Life In A Fishbowl (three stars) takes as its starting point the meltdown of the banking sector in Iceland. Through three linked stories, director Baldvin Zophoniasson explores how the mighty and not so mighty fell. While the link to the financial crisis is tenuous there is no doubting the strength of the performances.

In Appropriate Behaviour (three stars) a star is born in the shape of Desiree Akhavan, writer, director and actor. Those familiar with Akhavan in Lena Dunham's Girls will need no introduction, but for the rest of us her performance here as Shirin - Iranian-American, Brooklynite, bisexual - is one to mark her out as a talent to watch.

Some fascinating pictures are coming out of Iraq at the moment, including Mardan (two stars), directed by Bahman Ghobadi. It's a police drama, but not as we in the west know it, for good and otherwise. Good in that it offers an intriguing glimpse into a world usually hidden; not so good in that it is a slow, achingly ponderous affair.

The same blight strikes Radiator (two stars), a British drama by Tom Browne. Richard Johnson and Gemma Jones are excellent as the aged couple struggling to cope with his increasing frailty, but while humour lightens the load here and there, it is still hard going.
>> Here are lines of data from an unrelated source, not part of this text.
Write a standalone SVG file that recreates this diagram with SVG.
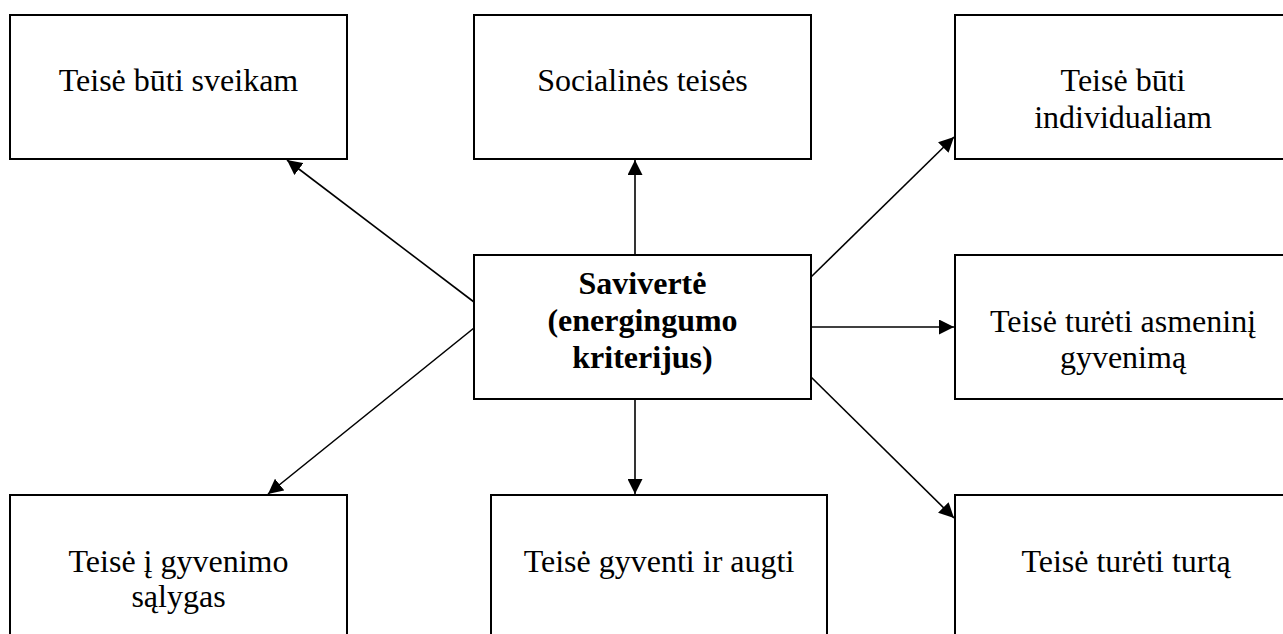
<svg xmlns="http://www.w3.org/2000/svg" width="1283" height="634" viewBox="0 0 1283 634">
<defs>
<style>
.box{fill:#fff;stroke:#000;stroke-width:2}
.t{font-family:"Liberation Serif","Times New Roman",serif;font-size:32px;fill:#000;text-anchor:middle}
.b{font-weight:bold}
.c{stroke:#000;stroke-width:1.6;fill:none;marker-end:url(#ah)}
</style>
<marker id="ah" markerUnits="userSpaceOnUse" markerWidth="16" markerHeight="15" refX="15" refY="7.5" orient="auto">
<path d="M0,0 L15,7.5 L0,15 z" fill="#000"/>
</marker>
</defs>
<rect width="1283" height="634" fill="#fff"/>
<g id="n1"><rect class="box" x="10" y="15" width="337" height="144"/><text class="t" x="178.5" y="91">Teisė būti sveikam</text></g>
<g id="n2"><rect class="box" x="474" y="15" width="337" height="144"/><text class="t" x="642.5" y="91">Socialinės teisės</text></g>
<g id="n3"><rect class="box" x="955" y="15" width="337" height="144"/><text class="t" x="1123" y="91">Teisė būti</text><text class="t" x="1123" y="128">individualiam</text></g>
<g id="center"><rect class="box" x="474" y="255" width="337" height="144"/><text class="t b" x="642.5" y="294">Savivertė</text><text class="t b" x="642.5" y="331">(energingumo</text><text class="t b" x="642.5" y="368">kriterijus)</text></g>
<g id="n4"><rect class="box" x="955" y="255" width="337" height="144"/><text class="t" x="1123" y="332">Teisė turėti asmeninį</text><text class="t" x="1123" y="368">gyvenimą</text></g>
<g id="n5"><rect class="box" x="10" y="495" width="337" height="160"/><text class="t" x="178.5" y="572">Teisė į gyvenimo</text><text class="t" x="178.5" y="607">sąlygas</text></g>
<g id="n6"><rect class="box" x="491" y="495" width="336" height="160"/><text class="t" x="659" y="572">Teisė gyventi ir augti</text></g>
<g id="n7"><rect class="box" x="955" y="495" width="337" height="160"/><text class="t" x="1126" y="572">Teisė turėti turtą</text></g>
<g id="connectors">
<line class="c" x1="635" y1="255" x2="635" y2="160"/>
<line class="c" x1="635" y1="399" x2="635" y2="494"/>
<line class="c" x1="811" y1="327" x2="954" y2="327"/>
<line class="c" x1="811" y1="277" x2="954" y2="137"/>
<line class="c" x1="811" y1="377" x2="954" y2="518"/>
<line class="c" x1="474" y1="302" x2="287" y2="160"/>
<line class="c" x1="474" y1="328" x2="268" y2="494"/>
</g>
</svg>
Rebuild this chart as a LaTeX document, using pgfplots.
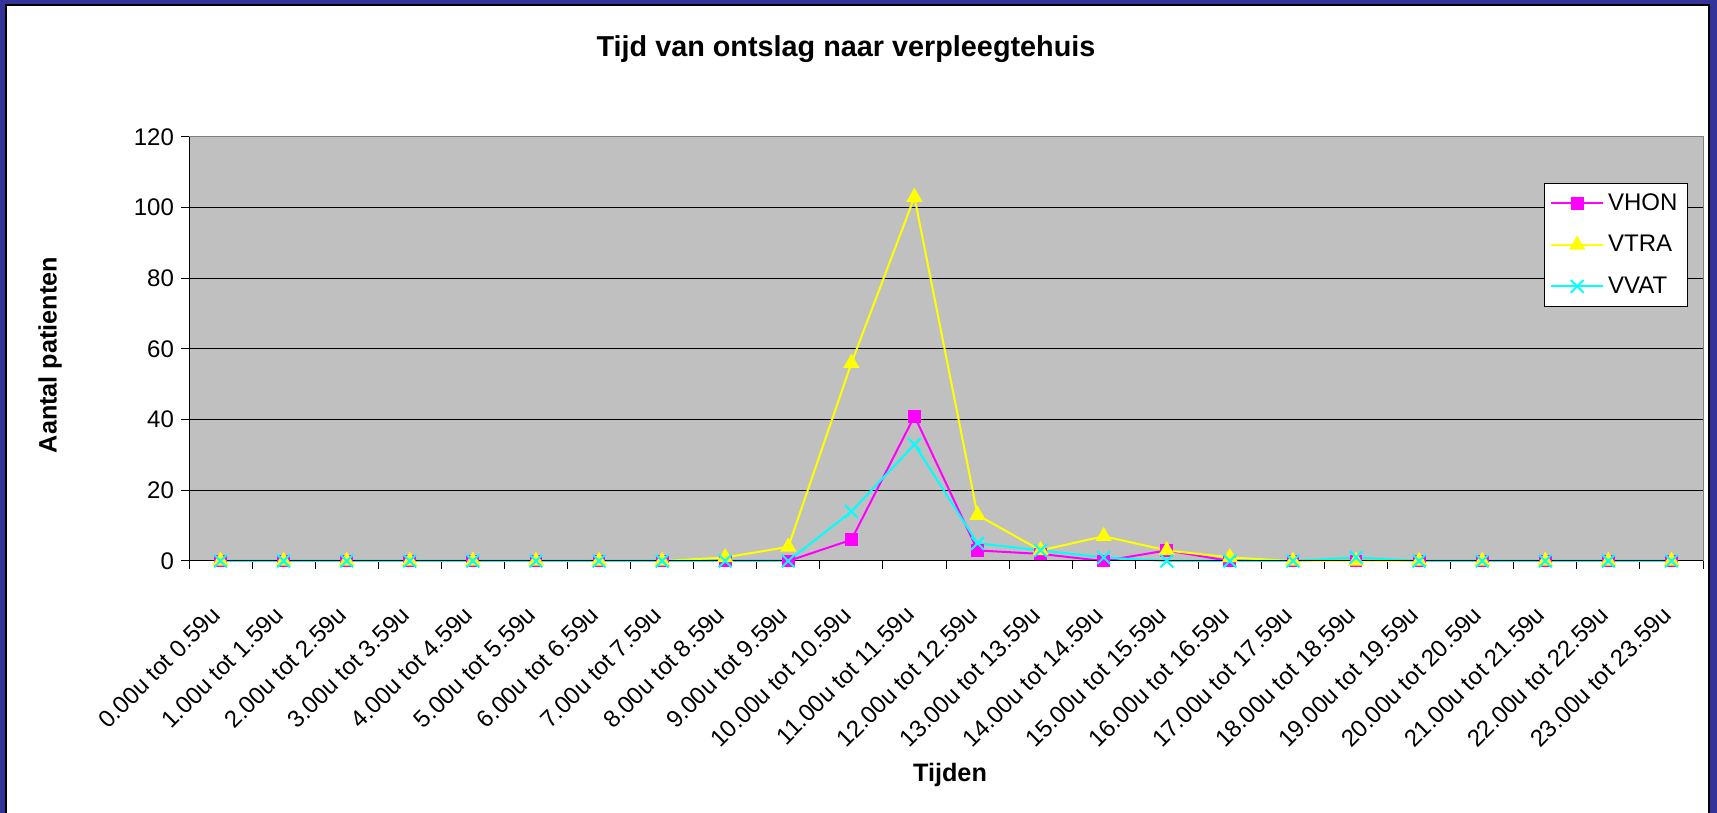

Tender (three stars) is an Australian documentary that is as good as its title. In the town of Port Kembla, the residents wonder why the business of death has to be such an expensive affair. Deciding to set up their own charity to deal with local funerals, they find out much about burials, cremation and themselves in the process. A fruitful subject but the focus is rather narrow.

Theeb (four stars) has been a hit with GFF audiences and must be in with a strong chance on Sunday. Jacir Eid Al-Hwietat acts beyond his years as a Bedouin boy becoming a man in the Ottoman Empire in 1916. A thrilling boy's own tale.